When Life Gives You Lemons — Wait, Are They Really Lemons?


My dad’s eyes widened in terror.
I was sitting across from him, a precocious, talkative twelve year old, suddenly silenced by a big, partially chewed piece of bread. Mid sentence, it stuck in my esophagus, and a moment later I felt like a shaken soda, ready to explode. Where did all my air go?
My dad acted. He’s a doctor, lucky for me, and swung around to my side of the table before I knew what was going on, hoisting me up by my chest. He reached around me and pumped his fist. I’d never seen the Heimlich in person, let alone from the test dummy’s perspective.
One jolt, pulsing through my entire body, shaking me like a doll. Two jolts, and… the chunk of bread shot out my gaping mouth like a cork from a champagne bottle. I stuttered for a moment, and then took a big breath of wonderful, life-giving air.
There’s a story about luck, told by Alan Watts in Tao: The Watercourse Way (1975). One day, a farmer’s horse ran off. The neighbors remarked on his bad luck, but the farmer simply replied, “May be.”
The next day the horse returned, but brought with it six wild horses, and the neighbors came exclaiming his good fortune. He said, “May be.”
And then, the following day, his son tried to saddle and ride one of the wild horses, was thrown, and broke his leg. Again the neighbors came to offer their sympathy for the misfortune. He said, “May be.”
The day after that, conscription officers came to the village to seize young men for the army, but because of the broken leg the farmer’s son was rejected. When the neighbors to say how fortunately everything had turned out, he said, “May be.”
Lemons.

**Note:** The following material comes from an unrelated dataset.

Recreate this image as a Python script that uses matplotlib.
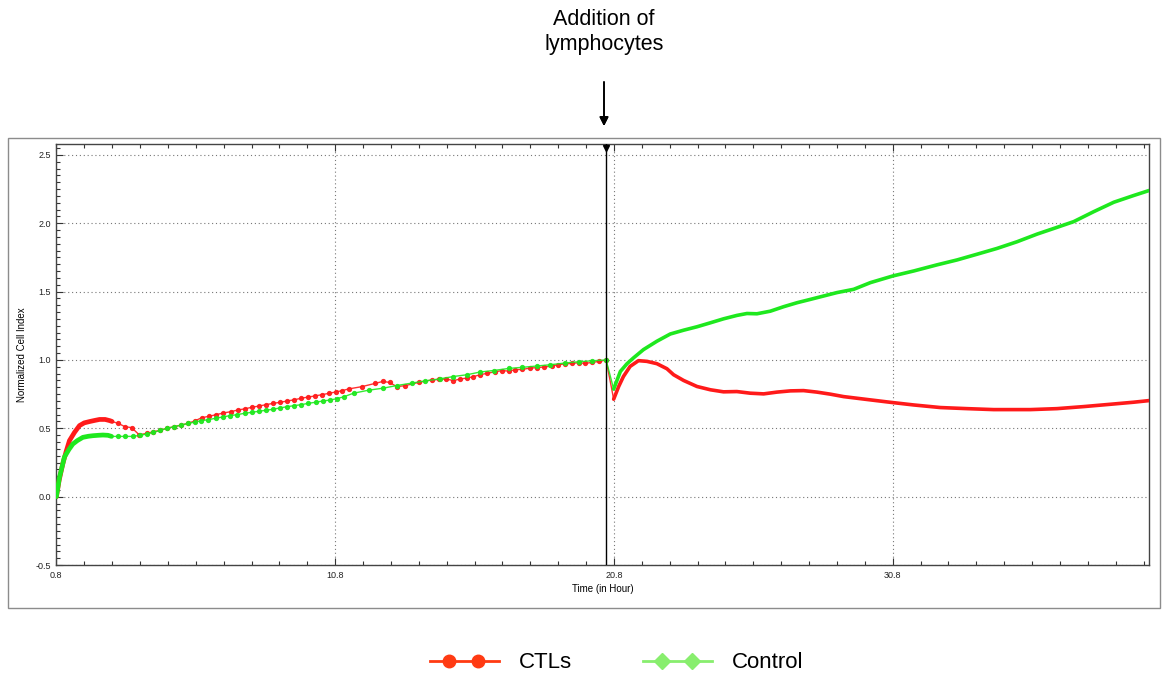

Life sometimes hands them to you. One minute you’re having a pleasant conversation. The next you can’t breath, seconds away from shuffling off this mortal coil, all due to a hastily swallowed piece of sourdough. A dreadful experience, but, as a result, a bond formed that will never be broken between my dad and me. He saved my life.
Seventeen years later, I think about chewing a lot. Especially when I’m alone. My brush with death turned me into a competent eater — something I had to learn the hard way.